Algo en lo que sí concuerdan los funcionarios de esa sección es que son La vendedora de rosas o Las muñecas de la mafia, los títulos más solicitados, por los mismos recicladores y habitantes de calle. Eliana asegura que Las muñecas es su seriado favorito, pero cuando se le pregunta por qué, solo tuerce la cara, alza los hombros y sonríe, en un gesto que solo quiere decir “usted sabe por qué”, admira la vida de las mujeres de esa novela.
Y en una relación simbólica de contenidos y visitantes se esboza la historia que tiene ese cine de pantallas pequeñas. No siempre fue un lugar de personas que pasaban el tiempo frente a una pantalla o dormidos en una silla como si fuera el televisor de su casa, al comienzo fue lugar similar a las películas más vistas, un tanto violento.
Según cuenta Carlos Gonzales, a inicios del 2008, la sala era un sitio recurrente de jóvenes delincuentes del centro de Bogotá. “Llegaba un grupo de cuatro o cinco muchachos, pedían una película y se sentaban a verla, a los quince minutos empezaban a sacar celulares, billeteras, cadenas.
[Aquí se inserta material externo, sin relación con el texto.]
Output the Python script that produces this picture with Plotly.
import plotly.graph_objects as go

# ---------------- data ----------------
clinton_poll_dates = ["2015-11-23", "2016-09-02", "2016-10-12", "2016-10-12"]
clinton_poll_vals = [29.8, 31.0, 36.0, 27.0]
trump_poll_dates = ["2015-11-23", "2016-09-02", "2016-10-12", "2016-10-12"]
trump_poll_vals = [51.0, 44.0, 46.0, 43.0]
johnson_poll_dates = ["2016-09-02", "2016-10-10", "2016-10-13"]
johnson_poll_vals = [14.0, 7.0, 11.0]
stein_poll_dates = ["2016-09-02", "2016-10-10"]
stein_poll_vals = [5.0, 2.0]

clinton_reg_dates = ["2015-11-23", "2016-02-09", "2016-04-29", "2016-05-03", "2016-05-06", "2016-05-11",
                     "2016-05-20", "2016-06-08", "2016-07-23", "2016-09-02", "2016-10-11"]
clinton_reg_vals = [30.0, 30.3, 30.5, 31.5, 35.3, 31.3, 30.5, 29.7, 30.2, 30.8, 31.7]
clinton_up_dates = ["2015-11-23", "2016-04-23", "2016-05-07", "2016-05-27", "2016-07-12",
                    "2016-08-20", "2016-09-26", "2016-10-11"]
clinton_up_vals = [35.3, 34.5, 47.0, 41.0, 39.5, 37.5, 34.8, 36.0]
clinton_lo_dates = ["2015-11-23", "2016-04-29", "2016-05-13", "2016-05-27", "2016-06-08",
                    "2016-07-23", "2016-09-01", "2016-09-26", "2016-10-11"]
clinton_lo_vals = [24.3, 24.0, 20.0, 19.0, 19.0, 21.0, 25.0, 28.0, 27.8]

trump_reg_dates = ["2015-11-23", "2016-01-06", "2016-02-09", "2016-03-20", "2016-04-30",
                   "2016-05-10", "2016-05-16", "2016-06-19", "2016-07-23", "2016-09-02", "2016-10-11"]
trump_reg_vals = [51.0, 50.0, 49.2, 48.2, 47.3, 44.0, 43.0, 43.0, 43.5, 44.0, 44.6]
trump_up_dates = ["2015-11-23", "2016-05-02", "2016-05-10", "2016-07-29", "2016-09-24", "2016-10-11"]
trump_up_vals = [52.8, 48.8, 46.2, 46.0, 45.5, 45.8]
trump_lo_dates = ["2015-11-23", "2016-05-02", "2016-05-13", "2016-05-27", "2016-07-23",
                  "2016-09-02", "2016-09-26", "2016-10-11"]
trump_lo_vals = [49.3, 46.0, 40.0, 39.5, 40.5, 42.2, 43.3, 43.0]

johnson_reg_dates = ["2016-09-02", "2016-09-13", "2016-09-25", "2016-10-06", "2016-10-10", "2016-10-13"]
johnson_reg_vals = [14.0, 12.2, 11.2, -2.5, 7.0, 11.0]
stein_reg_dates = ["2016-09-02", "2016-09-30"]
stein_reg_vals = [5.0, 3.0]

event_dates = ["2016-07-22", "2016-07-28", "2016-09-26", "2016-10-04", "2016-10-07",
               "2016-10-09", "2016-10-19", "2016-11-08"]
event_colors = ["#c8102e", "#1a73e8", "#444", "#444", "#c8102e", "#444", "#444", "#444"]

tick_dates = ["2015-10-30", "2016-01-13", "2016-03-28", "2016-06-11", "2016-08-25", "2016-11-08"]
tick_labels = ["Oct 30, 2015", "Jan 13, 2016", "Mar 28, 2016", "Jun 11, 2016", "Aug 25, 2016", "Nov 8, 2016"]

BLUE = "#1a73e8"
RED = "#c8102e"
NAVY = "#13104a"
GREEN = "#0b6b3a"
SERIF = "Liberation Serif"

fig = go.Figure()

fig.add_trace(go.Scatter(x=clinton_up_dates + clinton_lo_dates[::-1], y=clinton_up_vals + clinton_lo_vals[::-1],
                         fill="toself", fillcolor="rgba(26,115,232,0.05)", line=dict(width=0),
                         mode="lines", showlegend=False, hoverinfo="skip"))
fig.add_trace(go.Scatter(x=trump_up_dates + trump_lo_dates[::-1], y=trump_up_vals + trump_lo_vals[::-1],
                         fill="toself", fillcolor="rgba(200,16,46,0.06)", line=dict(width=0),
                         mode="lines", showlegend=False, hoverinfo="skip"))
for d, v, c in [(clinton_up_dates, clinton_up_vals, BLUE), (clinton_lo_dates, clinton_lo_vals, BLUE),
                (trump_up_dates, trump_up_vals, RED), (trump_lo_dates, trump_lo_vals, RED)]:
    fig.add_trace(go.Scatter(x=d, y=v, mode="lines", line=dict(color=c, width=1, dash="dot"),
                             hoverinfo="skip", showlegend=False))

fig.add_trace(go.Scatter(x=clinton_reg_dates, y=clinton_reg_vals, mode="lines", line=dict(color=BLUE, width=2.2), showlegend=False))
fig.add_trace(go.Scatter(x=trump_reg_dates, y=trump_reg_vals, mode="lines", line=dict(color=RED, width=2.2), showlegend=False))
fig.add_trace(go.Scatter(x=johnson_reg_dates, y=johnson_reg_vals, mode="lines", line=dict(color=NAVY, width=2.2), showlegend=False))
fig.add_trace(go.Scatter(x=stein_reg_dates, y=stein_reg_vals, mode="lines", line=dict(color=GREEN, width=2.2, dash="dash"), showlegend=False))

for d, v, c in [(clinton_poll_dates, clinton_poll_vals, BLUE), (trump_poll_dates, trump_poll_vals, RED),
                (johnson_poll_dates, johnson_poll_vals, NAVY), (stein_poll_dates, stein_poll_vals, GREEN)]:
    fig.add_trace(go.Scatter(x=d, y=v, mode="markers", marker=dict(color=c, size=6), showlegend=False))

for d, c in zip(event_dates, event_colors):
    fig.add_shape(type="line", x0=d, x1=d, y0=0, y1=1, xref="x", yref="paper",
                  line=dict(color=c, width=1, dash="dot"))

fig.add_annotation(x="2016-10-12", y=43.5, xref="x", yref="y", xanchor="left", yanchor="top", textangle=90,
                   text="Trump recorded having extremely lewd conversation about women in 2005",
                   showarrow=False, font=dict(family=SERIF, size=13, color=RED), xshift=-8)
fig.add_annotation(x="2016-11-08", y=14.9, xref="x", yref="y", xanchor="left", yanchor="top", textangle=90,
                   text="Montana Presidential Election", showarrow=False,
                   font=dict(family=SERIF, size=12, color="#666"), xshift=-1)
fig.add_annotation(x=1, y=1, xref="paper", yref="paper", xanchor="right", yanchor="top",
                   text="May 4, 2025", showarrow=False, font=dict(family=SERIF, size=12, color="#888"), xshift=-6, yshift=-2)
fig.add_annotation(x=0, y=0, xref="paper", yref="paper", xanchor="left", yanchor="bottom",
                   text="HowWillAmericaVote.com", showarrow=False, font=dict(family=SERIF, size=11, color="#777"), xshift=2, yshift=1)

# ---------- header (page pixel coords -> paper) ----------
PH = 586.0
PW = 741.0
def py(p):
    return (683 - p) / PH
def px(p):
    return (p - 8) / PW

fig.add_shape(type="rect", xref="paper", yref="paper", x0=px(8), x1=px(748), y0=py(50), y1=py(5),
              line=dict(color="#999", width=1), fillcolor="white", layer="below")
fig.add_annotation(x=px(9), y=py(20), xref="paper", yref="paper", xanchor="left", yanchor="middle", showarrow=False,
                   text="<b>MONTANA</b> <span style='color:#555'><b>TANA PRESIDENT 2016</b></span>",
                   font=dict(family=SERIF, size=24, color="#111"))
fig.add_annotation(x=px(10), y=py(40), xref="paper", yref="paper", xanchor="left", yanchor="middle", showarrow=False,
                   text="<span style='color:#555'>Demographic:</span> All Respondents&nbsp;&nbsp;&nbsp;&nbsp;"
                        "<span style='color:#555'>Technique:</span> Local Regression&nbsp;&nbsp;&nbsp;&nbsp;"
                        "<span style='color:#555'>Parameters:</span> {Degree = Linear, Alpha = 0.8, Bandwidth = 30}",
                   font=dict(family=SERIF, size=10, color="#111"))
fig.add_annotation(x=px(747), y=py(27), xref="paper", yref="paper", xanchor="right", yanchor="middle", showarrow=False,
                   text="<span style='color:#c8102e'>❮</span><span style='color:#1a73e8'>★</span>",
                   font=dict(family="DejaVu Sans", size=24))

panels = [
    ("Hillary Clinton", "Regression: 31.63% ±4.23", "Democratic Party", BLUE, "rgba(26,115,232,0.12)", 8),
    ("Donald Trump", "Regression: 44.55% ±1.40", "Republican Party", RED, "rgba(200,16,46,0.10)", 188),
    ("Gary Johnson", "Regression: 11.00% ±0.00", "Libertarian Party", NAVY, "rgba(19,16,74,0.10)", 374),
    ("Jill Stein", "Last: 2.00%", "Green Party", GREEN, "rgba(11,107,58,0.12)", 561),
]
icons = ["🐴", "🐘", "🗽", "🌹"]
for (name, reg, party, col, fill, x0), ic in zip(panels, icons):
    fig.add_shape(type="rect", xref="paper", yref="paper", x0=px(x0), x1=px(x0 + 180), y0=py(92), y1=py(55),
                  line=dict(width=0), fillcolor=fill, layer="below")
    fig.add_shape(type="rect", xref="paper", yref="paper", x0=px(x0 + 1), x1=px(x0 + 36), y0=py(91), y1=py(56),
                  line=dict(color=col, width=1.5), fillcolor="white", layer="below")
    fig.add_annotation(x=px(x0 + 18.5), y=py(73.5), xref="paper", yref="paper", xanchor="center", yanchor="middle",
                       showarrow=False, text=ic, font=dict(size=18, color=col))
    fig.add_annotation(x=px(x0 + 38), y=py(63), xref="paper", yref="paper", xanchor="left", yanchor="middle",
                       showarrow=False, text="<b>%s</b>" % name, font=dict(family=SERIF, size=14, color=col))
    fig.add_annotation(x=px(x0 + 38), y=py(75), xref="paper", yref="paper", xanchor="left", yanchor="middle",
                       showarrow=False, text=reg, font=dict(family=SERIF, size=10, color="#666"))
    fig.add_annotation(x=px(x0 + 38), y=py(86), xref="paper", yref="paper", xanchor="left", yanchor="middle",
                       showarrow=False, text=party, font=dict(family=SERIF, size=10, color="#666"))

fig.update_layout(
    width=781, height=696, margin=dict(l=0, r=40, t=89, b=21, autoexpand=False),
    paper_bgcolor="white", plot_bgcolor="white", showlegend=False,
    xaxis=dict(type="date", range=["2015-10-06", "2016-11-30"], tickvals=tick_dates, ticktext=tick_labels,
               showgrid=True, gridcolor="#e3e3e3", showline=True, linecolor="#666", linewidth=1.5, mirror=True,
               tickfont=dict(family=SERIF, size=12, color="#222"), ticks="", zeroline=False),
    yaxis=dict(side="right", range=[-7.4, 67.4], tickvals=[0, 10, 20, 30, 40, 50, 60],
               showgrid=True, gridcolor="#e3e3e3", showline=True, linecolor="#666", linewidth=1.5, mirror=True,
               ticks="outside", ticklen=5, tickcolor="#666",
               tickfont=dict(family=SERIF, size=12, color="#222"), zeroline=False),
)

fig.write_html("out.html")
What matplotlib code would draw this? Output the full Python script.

Tome, este pa’ usted, este pa’ usted. A repartirse lo que se habían robado”, recuerda el clásico analista de la sala de audiovisuales.
Otros no solo se repartían el botín, también llegaban con botellas renvasadas de trago o a buscar a quién robaban dentro de la sala. “Tratarse con esta gente fue difícil”, acepta el funcionario, cuando él veía ese tipo de acciones cortaba la película y les solicitaba el retiro, lo que ocasionaba molestias entre los personajes que llegaron hasta amenazas contra don Carlos.
Nadie se imaginaría que un funcionario de una biblioteca tuviera que forrar una varilla en papel periódico para defenderse de los delincuentes, jóvenes armados que lo insultaban por imponer las normas básicas de convivencia al interior de la sala. Pero esta no fue su única herramienta para lograr lo que es hoy el pequeño cine, también fomentó el aseo personal para aquellos “malolientes”, como le llamaban los compañeros de la biblioteca, les regaló tinto a los viejitos que juiciosamente llevaban su pocillo para compartir clandestinamente el termo que le daba la biblioteca al funcionario. También creó un catálogo impreso para aquellos que no sabían utilizar un computador.
Al igual que don Gonzalo, Eliana, Gustavo o Miguelito, la mayoría del público asiste a la sala diariamente desde hace muchos años, la pareja de recicladores lleva ocho años yendo al mediodía. A esta sala asiste un público casi permanente, que se reconoce entre sí mismo, pero que prefiere la soledad y tranquilidad de los audífonos y la pantalla que le proyecta sus películas.